Friday, November 19, 2010

Warren Watch: Combs no ‘glory hound

We're learning more about Todd Combs, the 39-year-old Connecticut hedge fund manager hired by Warren Buffett to manage part of Berkshire Hathaway Inc.'s investments.

The job puts him in line to succeed Buffett as Berkshire's investment decision-maker, when the time comes, so he is attracting intense scrutiny from the press, including the New York Times, Fortune magazine and various websites.

Among the tidbits:
Ÿ His middle name is Anthony.
Ÿ He once set auto insurance rates at Progressive Insurance, putting him in direct competition with Berkshire's Geico subsidiary.
Ÿ At Progressive, he met Charles A. Davis, a director who also was CEO of Stone Point Capital, a private hedge fund with connections to Goldman Sachs Group. They remained in contact, and in 2005 Stone Point started Castle Point Capital Management, giving Combs his start as a fund manager.

Davis told the New York Times that Combs is a “private, humble, shy guy,” a dedicated family man who recently gave a well-received lecture at a course on applied investing at Columbia University, where he also studied.

“He's one of those rare people in finance who just really enjoys the process,” Davis said. “He really wants to find the truth, and what is the value of a company. He's not a person who wants to delegate that to someone else or not do his own work. ...

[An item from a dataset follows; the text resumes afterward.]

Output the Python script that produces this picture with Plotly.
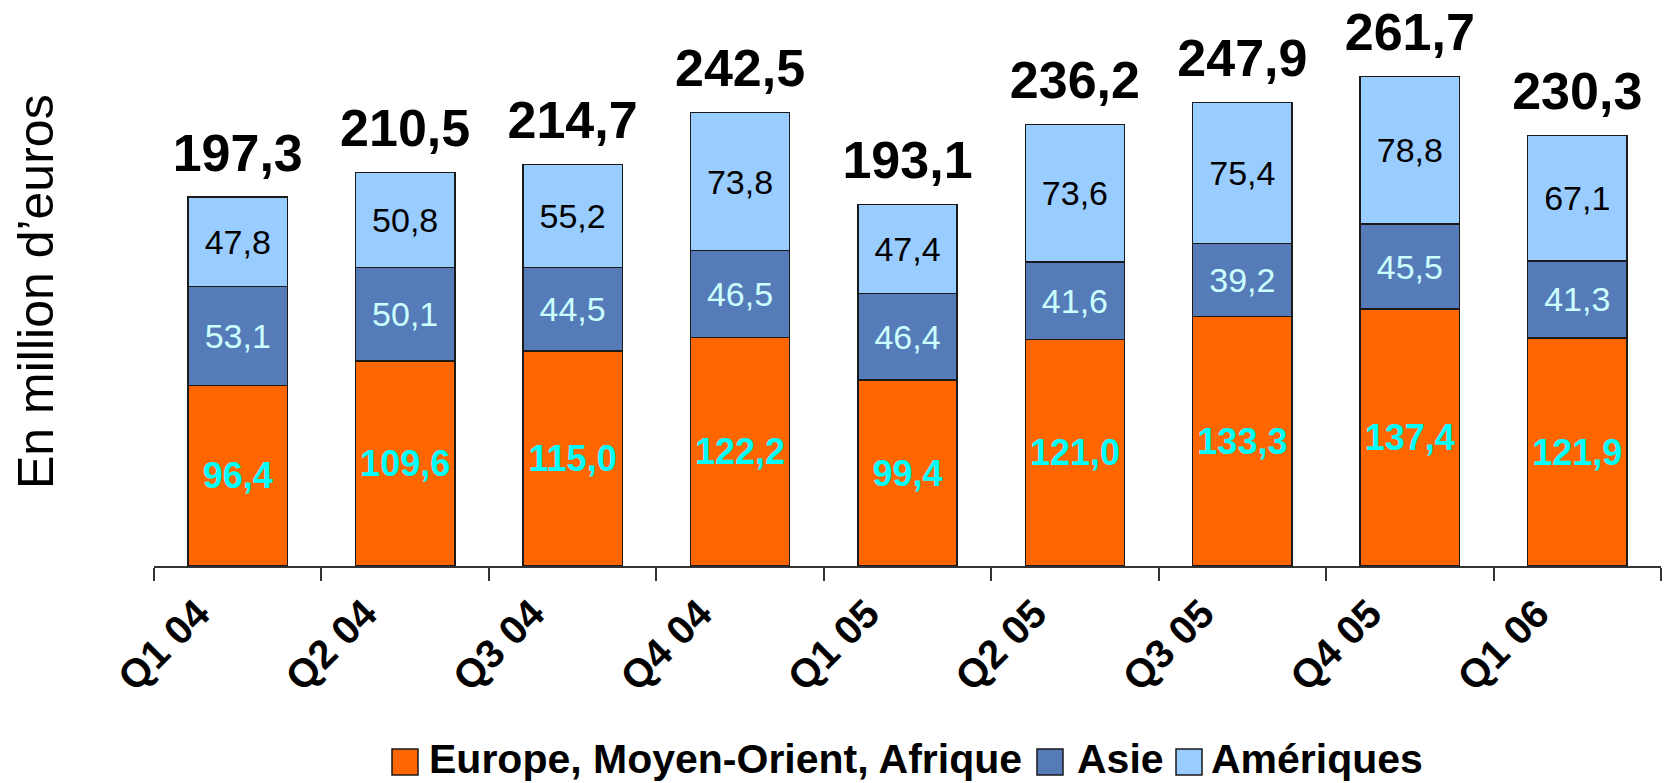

“Todd's not a glory hound. He just really loves what he does.”
Combs bought Berkshire stock for Castle Point during late 2009, which was good timing, but Berkshire isn't one of the fund's biggest holdings.
Combs has long been “enamored” with Berkshire, Buffett said, and applied for the job as investment manager.


'Too expensive'
Li Lu, a California fund manager, decided to remain as a fund manager rather than join Berkshire, but there's another, unidentified person who also decided to stay in the lucrative fund management world.
Insider Monkey and other Internet sources speculate that the third person is David Einhorn, the 42-year-old chairman of Greenlight Capital Re, a reinsurance company that has earned more than 22 percent annually since 1996.
Einhorn made nearly $200 million before expenses last year and is “simply too expensive” for Buffett, the website said.


A significant other
The most important decision in your life?
Choosing the person you'll marry, Buffett told about 160 college students who met with him in Omaha recently.
That's because your spouse will “play such a significant part of who you are,” Gustavo Leone, a University of Wisconsin student, told the Wisconsin State Journal.
Other business students were from the University of South Dakota, the University of Nebraska at Omaha, Villanova University, Pepperdine University and the University of Denver.
Buffett holds a series of such meetings each year with the goal of inspiring young people to pursue careers in business.
The students interviewed after the meeting said Buffett told them he likes to “sit in sweats on the couch and watch college football” on Saturdays. He didn't say whether he rooted for Wisconsin or Ohio State during their recent game.
Student Sandy Walter said she saw a picture of Buffett's desk that gave a hint: an autographed photo of former Green Bay Packers player Paul Hornung and coach Vince Lombardi.